What you have to do: From the listing below, copy word for word every line starting at the one that includes "Rebuild this chart as a Python" and ending at the one that includes "import plotly.graph_objects as go"; the pictures are omitted.

## start Raw records

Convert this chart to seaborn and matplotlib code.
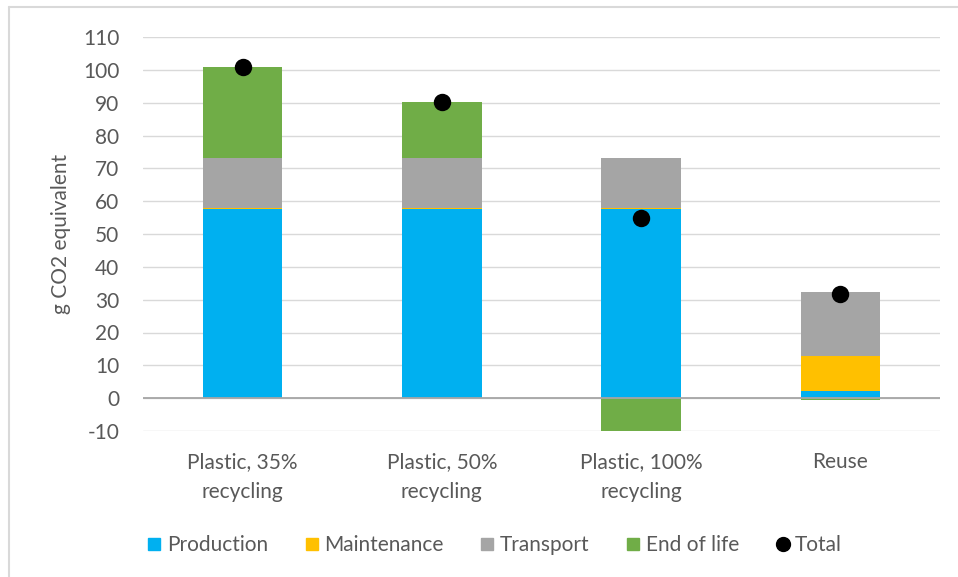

## end Raw records
## start Raw records

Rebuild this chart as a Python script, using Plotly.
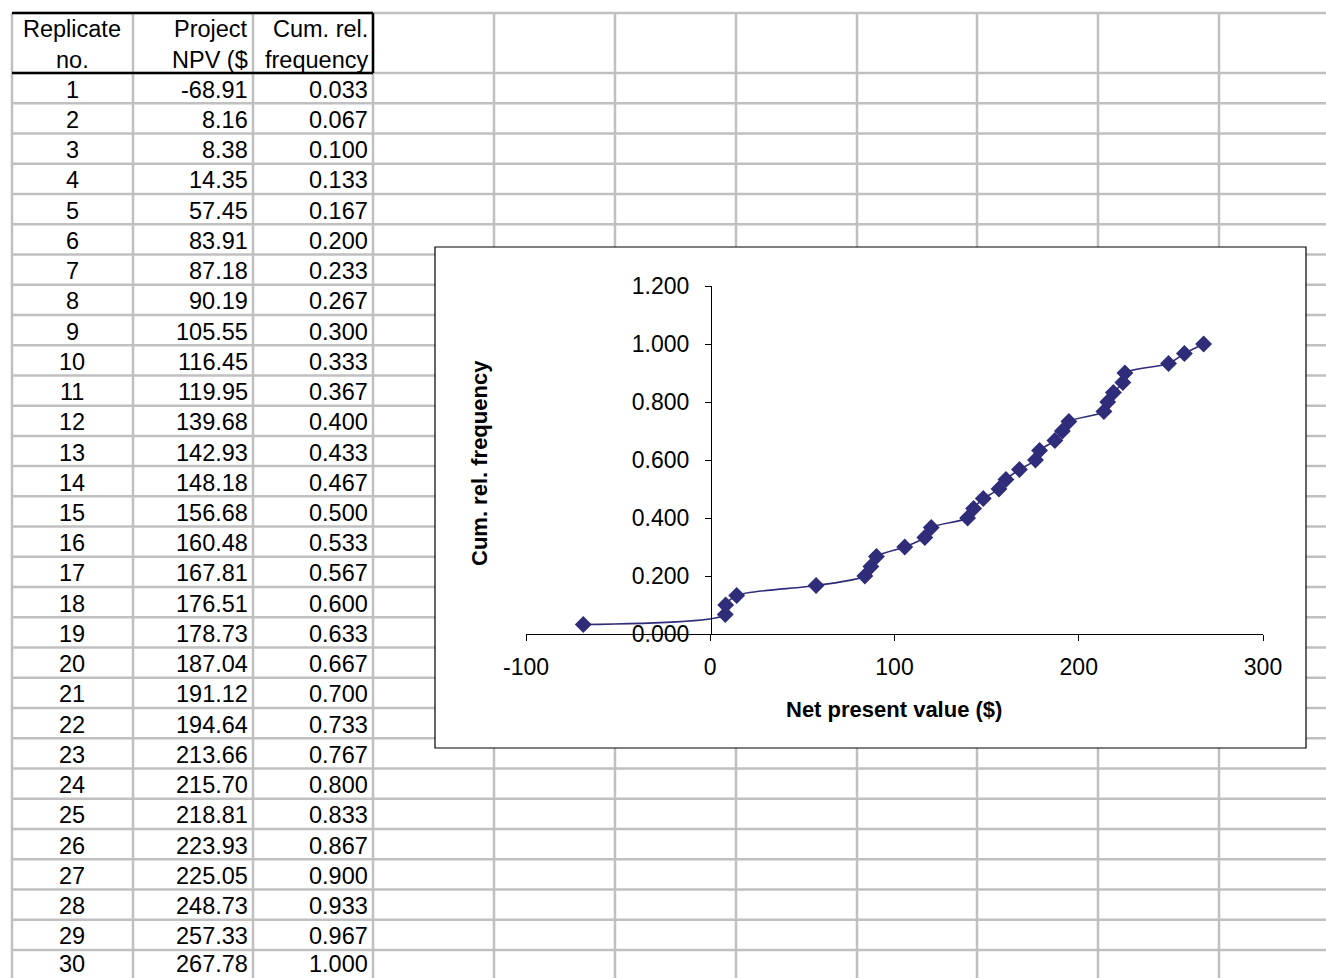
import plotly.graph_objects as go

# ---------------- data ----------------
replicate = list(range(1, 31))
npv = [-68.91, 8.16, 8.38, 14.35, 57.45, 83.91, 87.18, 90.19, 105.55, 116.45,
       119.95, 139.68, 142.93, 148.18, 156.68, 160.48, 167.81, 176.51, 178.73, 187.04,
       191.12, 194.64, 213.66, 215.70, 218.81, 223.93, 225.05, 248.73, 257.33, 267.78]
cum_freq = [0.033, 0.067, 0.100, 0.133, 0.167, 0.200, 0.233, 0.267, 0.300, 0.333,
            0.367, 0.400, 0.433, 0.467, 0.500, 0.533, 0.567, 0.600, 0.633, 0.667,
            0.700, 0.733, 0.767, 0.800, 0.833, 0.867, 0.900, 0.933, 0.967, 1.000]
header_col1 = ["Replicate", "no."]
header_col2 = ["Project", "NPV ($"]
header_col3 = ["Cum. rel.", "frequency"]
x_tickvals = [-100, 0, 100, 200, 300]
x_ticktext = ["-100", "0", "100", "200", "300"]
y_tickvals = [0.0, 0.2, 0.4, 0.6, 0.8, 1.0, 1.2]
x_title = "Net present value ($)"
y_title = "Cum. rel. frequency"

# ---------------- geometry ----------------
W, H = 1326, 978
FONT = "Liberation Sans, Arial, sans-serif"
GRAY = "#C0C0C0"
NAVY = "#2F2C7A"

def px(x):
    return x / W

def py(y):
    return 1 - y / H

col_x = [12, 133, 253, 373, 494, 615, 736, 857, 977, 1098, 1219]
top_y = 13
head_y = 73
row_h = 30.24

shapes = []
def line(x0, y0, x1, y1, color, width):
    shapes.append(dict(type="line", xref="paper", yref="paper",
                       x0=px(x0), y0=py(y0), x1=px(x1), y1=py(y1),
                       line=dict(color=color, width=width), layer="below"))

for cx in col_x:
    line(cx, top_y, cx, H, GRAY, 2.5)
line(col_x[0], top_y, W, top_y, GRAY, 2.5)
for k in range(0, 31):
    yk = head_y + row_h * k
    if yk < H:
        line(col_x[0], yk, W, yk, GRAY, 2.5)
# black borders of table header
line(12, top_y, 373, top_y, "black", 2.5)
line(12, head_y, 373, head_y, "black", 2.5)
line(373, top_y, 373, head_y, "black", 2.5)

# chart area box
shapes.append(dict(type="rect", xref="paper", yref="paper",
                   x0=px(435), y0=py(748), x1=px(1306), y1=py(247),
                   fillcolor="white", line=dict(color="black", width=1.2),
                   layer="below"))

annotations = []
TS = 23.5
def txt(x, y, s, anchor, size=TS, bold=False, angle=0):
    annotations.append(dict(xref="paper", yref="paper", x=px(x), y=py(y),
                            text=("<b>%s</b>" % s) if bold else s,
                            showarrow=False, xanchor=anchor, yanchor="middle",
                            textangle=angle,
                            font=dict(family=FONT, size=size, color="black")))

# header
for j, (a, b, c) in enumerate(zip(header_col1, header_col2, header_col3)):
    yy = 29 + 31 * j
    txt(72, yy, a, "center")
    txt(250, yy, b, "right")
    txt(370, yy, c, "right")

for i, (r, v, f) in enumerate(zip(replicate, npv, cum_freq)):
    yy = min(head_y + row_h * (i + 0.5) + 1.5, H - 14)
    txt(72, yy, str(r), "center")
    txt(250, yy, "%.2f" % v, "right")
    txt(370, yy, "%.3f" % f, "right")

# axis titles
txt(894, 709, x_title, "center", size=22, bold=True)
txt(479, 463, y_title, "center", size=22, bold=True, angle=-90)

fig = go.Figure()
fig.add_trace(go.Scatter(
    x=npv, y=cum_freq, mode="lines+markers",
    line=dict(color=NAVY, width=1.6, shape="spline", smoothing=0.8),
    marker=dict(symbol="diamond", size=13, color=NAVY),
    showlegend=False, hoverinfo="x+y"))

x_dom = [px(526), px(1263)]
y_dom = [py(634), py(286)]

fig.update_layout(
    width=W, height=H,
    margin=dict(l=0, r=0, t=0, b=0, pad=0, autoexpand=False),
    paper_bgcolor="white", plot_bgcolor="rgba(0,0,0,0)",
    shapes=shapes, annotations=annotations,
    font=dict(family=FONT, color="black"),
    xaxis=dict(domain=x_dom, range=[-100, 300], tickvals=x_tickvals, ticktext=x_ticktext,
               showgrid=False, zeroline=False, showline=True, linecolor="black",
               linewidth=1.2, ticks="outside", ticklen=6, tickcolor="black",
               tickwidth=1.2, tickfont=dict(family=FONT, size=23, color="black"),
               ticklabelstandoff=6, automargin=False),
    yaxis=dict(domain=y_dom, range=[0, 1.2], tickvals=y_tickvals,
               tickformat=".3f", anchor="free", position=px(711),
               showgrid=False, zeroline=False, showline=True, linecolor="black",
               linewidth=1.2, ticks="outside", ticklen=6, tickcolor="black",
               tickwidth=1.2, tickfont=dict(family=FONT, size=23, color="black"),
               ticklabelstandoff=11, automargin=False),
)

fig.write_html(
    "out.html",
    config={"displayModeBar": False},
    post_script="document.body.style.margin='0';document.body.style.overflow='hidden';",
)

## end Raw records
## start Raw records

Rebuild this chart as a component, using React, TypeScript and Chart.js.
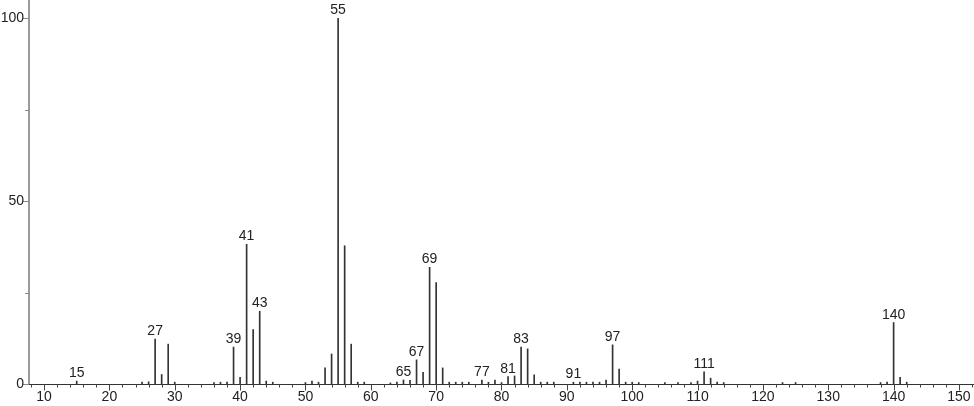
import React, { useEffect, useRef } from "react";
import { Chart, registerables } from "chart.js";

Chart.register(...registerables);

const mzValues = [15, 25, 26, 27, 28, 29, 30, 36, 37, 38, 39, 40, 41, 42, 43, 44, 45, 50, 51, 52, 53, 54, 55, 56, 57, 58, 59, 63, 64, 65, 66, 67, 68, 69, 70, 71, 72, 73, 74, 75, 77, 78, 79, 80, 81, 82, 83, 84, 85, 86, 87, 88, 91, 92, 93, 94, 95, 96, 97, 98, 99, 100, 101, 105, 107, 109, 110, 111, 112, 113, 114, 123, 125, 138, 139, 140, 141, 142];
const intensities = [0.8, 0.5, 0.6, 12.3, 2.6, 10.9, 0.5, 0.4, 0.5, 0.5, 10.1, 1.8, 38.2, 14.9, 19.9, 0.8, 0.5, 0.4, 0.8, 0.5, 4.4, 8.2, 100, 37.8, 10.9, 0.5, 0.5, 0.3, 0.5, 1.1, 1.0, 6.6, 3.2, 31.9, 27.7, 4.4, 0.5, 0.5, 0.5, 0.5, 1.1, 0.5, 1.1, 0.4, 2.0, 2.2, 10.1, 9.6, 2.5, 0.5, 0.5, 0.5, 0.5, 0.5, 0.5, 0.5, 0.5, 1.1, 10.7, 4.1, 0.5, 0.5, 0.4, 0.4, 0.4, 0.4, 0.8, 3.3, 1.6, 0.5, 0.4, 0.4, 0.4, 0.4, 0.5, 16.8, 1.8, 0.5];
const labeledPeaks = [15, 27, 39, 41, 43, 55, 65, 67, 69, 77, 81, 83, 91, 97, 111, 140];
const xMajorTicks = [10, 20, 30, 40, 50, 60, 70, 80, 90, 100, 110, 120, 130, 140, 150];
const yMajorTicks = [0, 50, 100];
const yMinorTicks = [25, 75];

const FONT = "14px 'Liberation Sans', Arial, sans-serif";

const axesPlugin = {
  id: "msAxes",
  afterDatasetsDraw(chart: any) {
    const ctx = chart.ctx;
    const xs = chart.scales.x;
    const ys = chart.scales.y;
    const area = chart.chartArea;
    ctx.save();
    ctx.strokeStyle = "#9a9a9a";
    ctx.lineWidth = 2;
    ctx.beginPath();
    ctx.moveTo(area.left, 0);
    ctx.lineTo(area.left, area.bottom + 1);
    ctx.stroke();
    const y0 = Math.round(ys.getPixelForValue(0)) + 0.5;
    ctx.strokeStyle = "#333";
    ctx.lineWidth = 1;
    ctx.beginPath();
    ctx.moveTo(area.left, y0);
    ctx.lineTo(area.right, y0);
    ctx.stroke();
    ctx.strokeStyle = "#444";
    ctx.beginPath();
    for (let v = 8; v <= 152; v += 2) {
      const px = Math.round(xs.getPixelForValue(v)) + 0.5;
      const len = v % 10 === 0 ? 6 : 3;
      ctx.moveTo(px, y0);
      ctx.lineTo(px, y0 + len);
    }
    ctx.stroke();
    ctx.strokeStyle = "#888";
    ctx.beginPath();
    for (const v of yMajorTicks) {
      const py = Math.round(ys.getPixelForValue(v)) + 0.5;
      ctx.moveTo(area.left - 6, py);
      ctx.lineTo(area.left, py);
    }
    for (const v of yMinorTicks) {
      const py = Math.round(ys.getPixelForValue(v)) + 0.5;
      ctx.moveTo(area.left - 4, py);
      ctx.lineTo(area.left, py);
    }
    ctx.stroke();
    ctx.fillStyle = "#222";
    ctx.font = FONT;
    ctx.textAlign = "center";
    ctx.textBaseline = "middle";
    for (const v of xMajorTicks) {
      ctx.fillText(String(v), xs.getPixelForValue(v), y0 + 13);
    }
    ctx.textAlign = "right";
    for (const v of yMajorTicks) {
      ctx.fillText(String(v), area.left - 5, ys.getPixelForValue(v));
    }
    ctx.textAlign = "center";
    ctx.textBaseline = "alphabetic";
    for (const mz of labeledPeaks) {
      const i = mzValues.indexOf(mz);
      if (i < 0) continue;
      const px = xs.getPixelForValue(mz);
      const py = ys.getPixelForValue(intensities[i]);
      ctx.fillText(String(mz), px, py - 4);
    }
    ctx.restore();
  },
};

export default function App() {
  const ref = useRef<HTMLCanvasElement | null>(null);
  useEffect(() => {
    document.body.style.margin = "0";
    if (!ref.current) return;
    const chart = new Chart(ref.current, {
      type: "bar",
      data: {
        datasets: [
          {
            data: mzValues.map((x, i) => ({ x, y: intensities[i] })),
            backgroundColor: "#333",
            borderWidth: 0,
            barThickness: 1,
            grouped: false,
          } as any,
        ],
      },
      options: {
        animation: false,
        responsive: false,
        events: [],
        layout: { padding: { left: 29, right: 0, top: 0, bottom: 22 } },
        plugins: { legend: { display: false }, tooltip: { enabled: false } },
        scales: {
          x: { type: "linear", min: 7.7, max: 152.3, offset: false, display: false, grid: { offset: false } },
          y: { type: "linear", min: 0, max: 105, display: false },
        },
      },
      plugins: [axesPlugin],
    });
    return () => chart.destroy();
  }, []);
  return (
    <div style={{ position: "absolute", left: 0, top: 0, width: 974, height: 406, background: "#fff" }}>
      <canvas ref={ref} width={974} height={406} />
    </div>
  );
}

## end Raw records

Response:
Rebuild this chart as a Python script, using Plotly.
import plotly.graph_objects as go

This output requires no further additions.